Easter 2015

If you listen carefully, you can hear a bit of awkward early Christian history. Did you sense the competition between the disciple whom Jesus loved and Peter?  At first the communities headed by Peter and the beloved disciple whom we usually refer to as John were not united, so there is a rivalry between these Christians played out in stories concerning their leaders.  Not a bitter, antagonistic rivalry, but brotherly, gotcha, elbow between the ribs kind of rivalry.

You can see it throughout the gospel of John. All Gospels tell the story to Peter’s denial, but there is a certain impatience in getting to it in John’s passion.  Peter goes to the beloved disciple for help throughout the narrative. Come to think of it, naming himself the disciple whom Jesus loved kinds of loads the dice.  And then comes the story of the resurrection.  They are told by Mary Magdalene that Jesus is risen from the dead and the both rush to the tomb. John arrives first.  I get it. If it were Bob’s gospel, I would have arrived first.  But ever polite, he allows Peter to enter first.  Peter does what Peter does.  He reacts.  The one who swore he would never deny him and then did when he felt the pressure; he who started to walk on the water and then noticed the wind and sank, can see the burial cloth and the fact there is no body and is confused.  The beloved disciple then comes in and he sees and believes.  There is a world of difference between just seeing and seeing and believing.

The Beloved disciple gets it.  He remembers the promise of the resurrection and the three days. He understands that Jesus lives and death has died.  He knows the destiny of the Lord and now he understands his as well.  We have been talking about peace for a year now.  Imagine the peace the beloved disciple knew as he saw and believed.  Would you like that peace?  Then follow in his way.

First, we must now that we are beloved.  We know how the love of our families have transformed us.  Or how the power of your friends and the gift of a worshipping community where love is celebrated gives us strength.  And above all, how the love of God who gives us his body and his blood and through this dance with death and life has saved us.  Now we know the cross casts a shadow because it has been lit by a sun of unimaginable love.  Even our darkest spaces and greatest fears have found their redemption in the gift of the cross and now they find their glory in the resurrection.  Love is a forever thing so there had to be a resurrection and an undefeatable hope instilled in each of us.  We must be beloved.  Jesus Christ is risen from the dead.

And secondly, we may be now free from fear, for surely there is enough light, enough love, and enough life in the resurrection to overcome all fears. Perfect love casts out all fear and the resurrection is the greatest sign of love for all humanity because all fear is rooted in death.
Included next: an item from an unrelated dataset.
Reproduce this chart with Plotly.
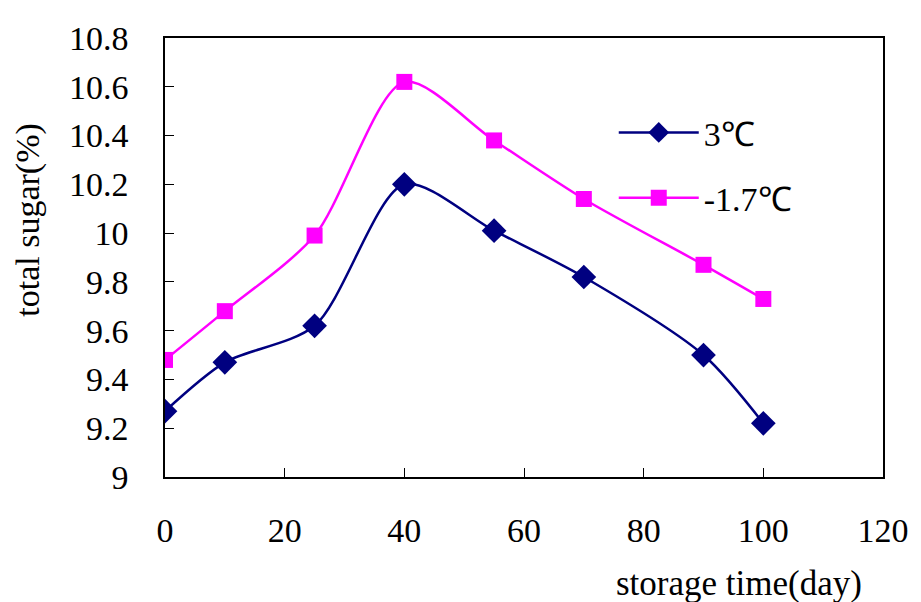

Don’t believe me.  Let’s say you are afraid of a test.  Why?  Because if you don’t get a good grade, you won’t do well in the class, if you don’t do well in the class you won’t rank that high in your class, if you don’t rank that high in your class, you won’t get into a good college, if you don’t get into a good college, you won’t get a good job, if you don’t get a good job, you won’t be able to support your family, if you cannot support your family, you will have to steal to support then, if you have to steal to support them,  then you will end up in jail, and if you end up in jail you will probably die there.

But once you know that the life and love of Jesus Christ has overpowered death for us, you do need to fear the ultimate destiny.  Yes, there are non-believers who live lives of great courage and believers who are timid, but it must make some kind of difference to know that we were created with glory in mind, with heaven as our goal, with love upholding us every breath of our lives.

I turned on the television when I awoke this morning and turned on the news.  That always seems like a bad decision these days.  And they were speaking of the horrible events at that university in Kenya.  What a frightful scene they paint.  I wonder with it being holy week, if they were aware of this love?  Were they aware as the terrorists asked which of them were Christians?  Were they trusting in the love of the Lord? Were they counting on the power of his resurrection? Did they know God was with them?  I pray that they did.  I know they raised their hand and said they were Christians indeed.

We will have many journeys in our lives but the all head toward a horizon of glory.  We will have many struggles in our lives, but they will all end in a hope that can never be taken away.  We will sing many songs in our lives, but they will have a refrain of Alleluia.

So we must let the world know that where hatred and fear have tightened their grip, they can still hear an Alleluia.  I said, we must let the world know that where hatred and fear have tightened their grip, they can still hear an Alleluia.  Alleluia!  They must know that where injustice rules and the sweet compassion of our risen Lord is needed, there still rings out an Alleluia.   Alleluia!  When despair invades a life and the darkness grows, there is a still a hope powerful enough to say Alleluia.    Alleluia!  And when the night must simply end, there is a people who welcome a new dawn with a chorus of Alleluia. Alleluia!

This is what a means to be see and believe.  To now we are beloved.  This is what it means to be an Easter people.